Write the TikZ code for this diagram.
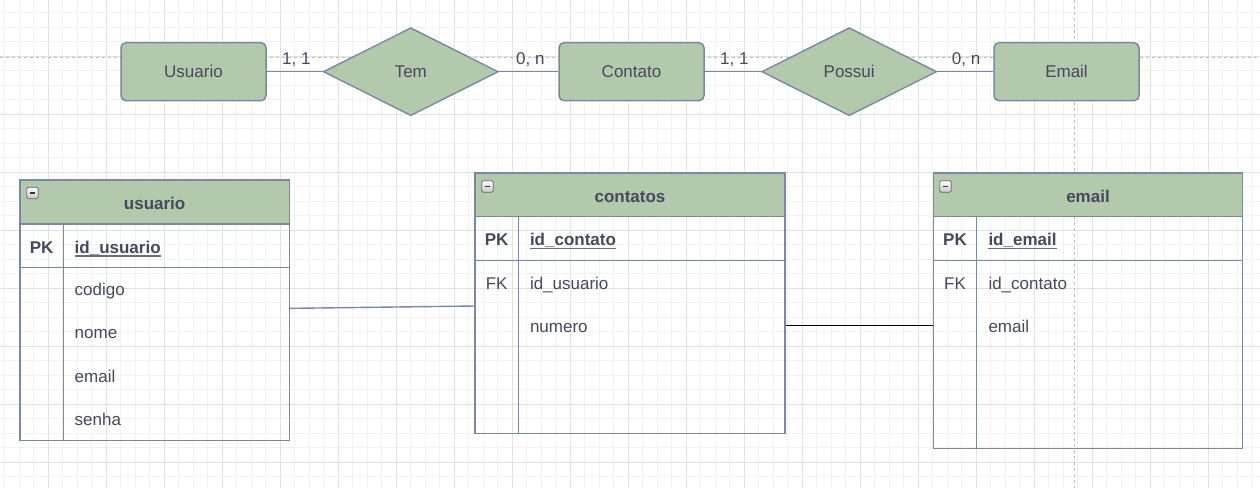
\documentclass[tikz,border=0pt]{standalone}
\usepackage{fontspec}
\setmainfont{Liberation Sans}
\usetikzlibrary{shapes.geometric}
\definecolor{sage}{HTML}{B2C9AB}
\definecolor{sagestroke}{HTML}{788AA3}
\definecolor{sagetext}{HTML}{46495D}
\definecolor{gridminor}{HTML}{F2F2F2}
\definecolor{gridmajor}{HTML}{E2E2E2}
\definecolor{pagebreak}{HTML}{BDBDBD}
\begin{document}
\begin{tikzpicture}[x=1pt,y=-1pt,
  every node/.style={font=\fontsize{17}{20}\selectfont, text=sagetext},
  entity/.style={draw=sagestroke, fill=sage, line width=1.5pt, rounded corners=5pt, minimum width=145pt, minimum height=58pt, inner sep=0pt, text height=12.2pt, text depth=-2.6pt},
  relation/.style={diamond, draw=sagestroke, fill=sage, line width=1.4pt, minimum width=175pt, minimum height=88pt, inner sep=0pt, text height=12.2pt, text depth=-2.6pt},
  conn/.style={draw=sagestroke, line width=1.4pt},
  fkconn/.style={draw=black, line width=1.4pt},
  card/.style={inner sep=0pt, anchor=base west},
  tbl/.style={rectangle, draw=sagestroke, line width=1.5pt, inner sep=0pt},
  tline/.style={draw=sagestroke, line width=1.5pt},
  hdr/.style={fill=sage},
  ttl/.style={font=\fontsize{17}{20}\selectfont\bfseries, inner sep=0pt, anchor=base},
  keytxt/.style={font=\fontsize{17}{20}\selectfont\bfseries, inner sep=0pt, anchor=base},
  fktxt/.style={inner sep=0pt, anchor=base},
  pkfld/.style={font=\fontsize{17}{20}\selectfont\bfseries, inner sep=0pt, anchor=base west},
  fld/.style={inner sep=0pt, anchor=base west},
  uline/.style={draw=sagetext!80, line width=1.2pt},
  icon/.style={draw=gray!80!black, line width=0.8pt, rounded corners=1.5pt, top color=white, bottom color=gray!45},
  iconbar/.style={draw=black!80, line width=1.6pt},
  gminor/.style={draw=gridminor, line width=0.8pt},
  gmajor/.style={draw=gridmajor, line width=0.8pt},
  pbreak/.style={draw=pagebreak, line width=0.8pt, dash pattern=on 3pt off 3pt}
]
\useasboundingbox (0,0) rectangle (1260,488);
\fill[white] (0,0) rectangle (1260,488);
% grid
\draw[gminor] \foreach \i in {0,...,86} {(4.8+14.5*\i,0) -- (4.8+14.5*\i,488)};
\draw[gminor] \foreach \i in {0,...,32} {(0,12.8+14.5*\i) -- (1260,12.8+14.5*\i)};
\draw[gmajor] \foreach \i in {1,...,21} {(-9.7+58*\i,0) -- (-9.7+58*\i,488)};
\draw[gmajor] \foreach \i in {1,...,8} {(0,-1.7+58*\i) -- (1260,-1.7+58*\i)};
% page breaks
\draw[pbreak] (0,57) -- (1260,57);
\draw[pbreak] (1074.3,0) -- (1074.3,488);

% conceptual model
\node[entity] (eusr) at (193.5,71.7) {Usuario};
\node[relation] (rtem) at (410.8,71.7) {Tem};
\node[entity] (econ) at (631.5,71.7) {Contato};
\node[relation] (rpos) at (849.2,71.7) {Possui};
\node[entity] (eem) at (1066.5,71.7) {Email};
\draw[conn] (eusr.east) -- (rtem.west);
\draw[conn] (rtem.east) -- (econ.west);
\draw[conn] (econ.east) -- (rpos.west);
\draw[conn] (rpos.east) -- (eem.west);
\node[card] (c1) at (282,64.3) {1, 1};
\node[card] (c2) at (516,64.3) {0, n};
\node[card] (c3) at (720,64.3) {1, 1};
\node[card] (c4) at (951.7,64.3) {0, n};

% table usuario
\fill[hdr] (20,180) rectangle (289.3,224);
\draw[tline] (20,224) -- (289.3,224) (20,267.3) -- (289.3,267.3) (63.3,224) -- (63.3,440.7);
\node[tbl, minimum width=269.3pt, minimum height=260.7pt] (tusr) at (154.65,310.35) {};
\node[ttl] (usrT) at (154.65,209.3) {usuario};
\node[keytxt] (usrPK) at (41.65,253.3) {PK};
\node[pkfld] (usrId) at (74.5,253.3) {id\_usuario};
\draw[uline] ([yshift=-2.6pt]usrId.base west) -- ([yshift=-2.6pt]usrId.base east);
\node[fld] (usrF1) at (74.5,295) {codigo};
\node[fld] (usrF2) at (74.5,338.6) {nome};
\node[fld] (usrF3) at (74.5,382.2) {email};
\node[fld] (usrF4) at (74.5,425.8) {senha};

% table contatos
\fill[hdr] (475,173) rectangle (785,216.7);
\draw[tline] (475,216.7) -- (785,216.7) (475,260.3) -- (785,260.3) (518.3,216.7) -- (518.3,433.7);
\node[tbl, minimum width=310pt, minimum height=260.7pt] (tcon) at (630,303.35) {};
\node[ttl] (conT) at (630,202.3) {contatos};
\node[keytxt] (conPK) at (496.65,245.7) {PK};
\node[pkfld] (conId) at (529.8,245.7) {id\_contato};
\draw[uline] ([yshift=-2.6pt]conId.base west) -- ([yshift=-2.6pt]conId.base east);
\node[fktxt] (conFK) at (496.65,289) {FK};
\node[fld] (conF1) at (529.8,289) {id\_usuario};
\node[fld] (conF2) at (529.8,332.6) {numero};

% table email
\fill[hdr] (933.3,173) rectangle (1242.7,216.7);
\draw[tline] (933.3,216.7) -- (1242.7,216.7) (933.3,260.3) -- (1242.7,260.3) (976.7,216.7) -- (976.7,448.3);
\node[tbl, minimum width=309.4pt, minimum height=275.3pt] (tem) at (1088,310.65) {};
\node[ttl] (emT) at (1088,202.3) {email};
\node[keytxt] (emPK) at (955,245.7) {PK};
\node[pkfld] (emId) at (988.3,245.7) {id\_email};
\draw[uline] ([yshift=-2.6pt]emId.base west) -- ([yshift=-2.6pt]emId.base east);
\node[fktxt] (emFK) at (955,289) {FK};
\node[fld] (emF1) at (988.3,289) {id\_contato};
\node[fld] (emF2) at (988.3,332.6) {email};

% collapse icons
\foreach \x/\y in {26.7/187.3, 481.7/180.7, 939.7/180.7} {
  \draw[icon] (\x,\y) rectangle ++(11.5,11.5);
  \draw[iconbar] (\x+3,\y+5.75) -- (\x+8.5,\y+5.75);
}

% table connectors
\coordinate (numrow) at (630,325.7);
\draw[conn] ([yshift=2pt]tusr.east) -- ([yshift=-2.65pt]tcon.west);
\draw[fkconn] (tcon.east |- numrow) -- (tem.west |- numrow);
\end{tikzpicture}
\end{document}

_ _ _ _

EXERCISE INSTRUCTIONS
Could you repeat all of the material exactly? Pictures should not be copied.

TASK RESPONSE
Write the TikZ code for this diagram.
\documentclass[tikz,border=0pt]{standalone}
\usepackage{fontspec}
\setmainfont{Liberation Sans}
\usetikzlibrary{shapes.geometric}
\definecolor{sage}{HTML}{B2C9AB}
\definecolor{sagestroke}{HTML}{788AA3}
\definecolor{sagetext}{HTML}{46495D}
\definecolor{gridminor}{HTML}{F2F2F2}
\definecolor{gridmajor}{HTML}{E2E2E2}
\definecolor{pagebreak}{HTML}{BDBDBD}
\begin{document}
\begin{tikzpicture}[x=1pt,y=-1pt,
  every node/.style={font=\fontsize{17}{20}\selectfont, text=sagetext},
  entity/.style={draw=sagestroke, fill=sage, line width=1.5pt, rounded corners=5pt, minimum width=145pt, minimum height=58pt, inner sep=0pt, text height=12.2pt, text depth=-2.6pt},
  relation/.style={diamond, draw=sagestroke, fill=sage, line width=1.4pt, minimum width=175pt, minimum height=88pt, inner sep=0pt, text height=12.2pt, text depth=-2.6pt},
  conn/.style={draw=sagestroke, line width=1.4pt},
  fkconn/.style={draw=black, line width=1.4pt},
  card/.style={inner sep=0pt, anchor=base west},
  tbl/.style={rectangle, draw=sagestroke, line width=1.5pt, inner sep=0pt},
  tline/.style={draw=sagestroke, line width=1.5pt},
  hdr/.style={fill=sage},
  ttl/.style={font=\fontsize{17}{20}\selectfont\bfseries, inner sep=0pt, anchor=base},
  keytxt/.style={font=\fontsize{17}{20}\selectfont\bfseries, inner sep=0pt, anchor=base},
  fktxt/.style={inner sep=0pt, anchor=base},
  pkfld/.style={font=\fontsize{17}{20}\selectfont\bfseries, inner sep=0pt, anchor=base west},
  fld/.style={inner sep=0pt, anchor=base west},
  uline/.style={draw=sagetext!80, line width=1.2pt},
  icon/.style={draw=gray!80!black, line width=0.8pt, rounded corners=1.5pt, top color=white, bottom color=gray!45},
  iconbar/.style={draw=black!80, line width=1.6pt},
  gminor/.style={draw=gridminor, line width=0.8pt},
  gmajor/.style={draw=gridmajor, line width=0.8pt},
  pbreak/.style={draw=pagebreak, line width=0.8pt, dash pattern=on 3pt off 3pt}
]
\useasboundingbox (0,0) rectangle (1260,488);
\fill[white] (0,0) rectangle (1260,488);
% grid
\draw[gminor] \foreach \i in {0,...,86} {(4.8+14.5*\i,0) -- (4.8+14.5*\i,488)};
\draw[gminor] \foreach \i in {0,...,32} {(0,12.8+14.5*\i) -- (1260,12.8+14.5*\i)};
\draw[gmajor] \foreach \i in {1,...,21} {(-9.7+58*\i,0) -- (-9.7+58*\i,488)};
\draw[gmajor] \foreach \i in {1,...,8} {(0,-1.7+58*\i) -- (1260,-1.7+58*\i)};
% page breaks
\draw[pbreak] (0,57) -- (1260,57);
\draw[pbreak] (1074.3,0) -- (1074.3,488);

% conceptual model
\node[entity] (eusr) at (193.5,71.7) {Usuario};
\node[relation] (rtem) at (410.8,71.7) {Tem};
\node[entity] (econ) at (631.5,71.7) {Contato};
\node[relation] (rpos) at (849.2,71.7) {Possui};
\node[entity] (eem) at (1066.5,71.7) {Email};
\draw[conn] (eusr.east) -- (rtem.west);
\draw[conn] (rtem.east) -- (econ.west);
\draw[conn] (econ.east) -- (rpos.west);
\draw[conn] (rpos.east) -- (eem.west);
\node[card] (c1) at (282,64.3) {1, 1};
\node[card] (c2) at (516,64.3) {0, n};
\node[card] (c3) at (720,64.3) {1, 1};
\node[card] (c4) at (951.7,64.3) {0, n};

% table usuario
\fill[hdr] (20,180) rectangle (289.3,224);
\draw[tline] (20,224) -- (289.3,224) (20,267.3) -- (289.3,267.3) (63.3,224) -- (63.3,440.7);
\node[tbl, minimum width=269.3pt, minimum height=260.7pt] (tusr) at (154.65,310.35) {};
\node[ttl] (usrT) at (154.65,209.3) {usuario};
\node[keytxt] (usrPK) at (41.65,253.3) {PK};
\node[pkfld] (usrId) at (74.5,253.3) {id\_usuario};
\draw[uline] ([yshift=-2.6pt]usrId.base west) -- ([yshift=-2.6pt]usrId.base east);
\node[fld] (usrF1) at (74.5,295) {codigo};
\node[fld] (usrF2) at (74.5,338.6) {nome};
\node[fld] (usrF3) at (74.5,382.2) {email};
\node[fld] (usrF4) at (74.5,425.8) {senha};

% table contatos
\fill[hdr] (475,173) rectangle (785,216.7);
\draw[tline] (475,216.7) -- (785,216.7) (475,260.3) -- (785,260.3) (518.3,216.7) -- (518.3,433.7);
\node[tbl, minimum width=310pt, minimum height=260.7pt] (tcon) at (630,303.35) {};
\node[ttl] (conT) at (630,202.3) {contatos};
\node[keytxt] (conPK) at (496.65,245.7) {PK};
\node[pkfld] (conId) at (529.8,245.7) {id\_contato};
\draw[uline] ([yshift=-2.6pt]conId.base west) -- ([yshift=-2.6pt]conId.base east);
\node[fktxt] (conFK) at (496.65,289) {FK};
\node[fld] (conF1) at (529.8,289) {id\_usuario};
\node[fld] (conF2) at (529.8,332.6) {numero};

% table email
\fill[hdr] (933.3,173) rectangle (1242.7,216.7);
\draw[tline] (933.3,216.7) -- (1242.7,216.7) (933.3,260.3) -- (1242.7,260.3) (976.7,216.7) -- (976.7,448.3);
\node[tbl, minimum width=309.4pt, minimum height=275.3pt] (tem) at (1088,310.65) {};
\node[ttl] (emT) at (1088,202.3) {email};
\node[keytxt] (emPK) at (955,245.7) {PK};
\node[pkfld] (emId) at (988.3,245.7) {id\_email};
\draw[uline] ([yshift=-2.6pt]emId.base west) -- ([yshift=-2.6pt]emId.base east);
\node[fktxt] (emFK) at (955,289) {FK};
\node[fld] (emF1) at (988.3,289) {id\_contato};
\node[fld] (emF2) at (988.3,332.6) {email};

% collapse icons
\foreach \x/\y in {26.7/187.3, 481.7/180.7, 939.7/180.7} {
  \draw[icon] (\x,\y) rectangle ++(11.5,11.5);
  \draw[iconbar] (\x+3,\y+5.75) -- (\x+8.5,\y+5.75);
}

% table connectors
\coordinate (numrow) at (630,325.7);
\draw[conn] ([yshift=2pt]tusr.east) -- ([yshift=-2.65pt]tcon.west);
\draw[fkconn] (tcon.east |- numrow) -- (tem.west |- numrow);
\end{tikzpicture}
\end{document}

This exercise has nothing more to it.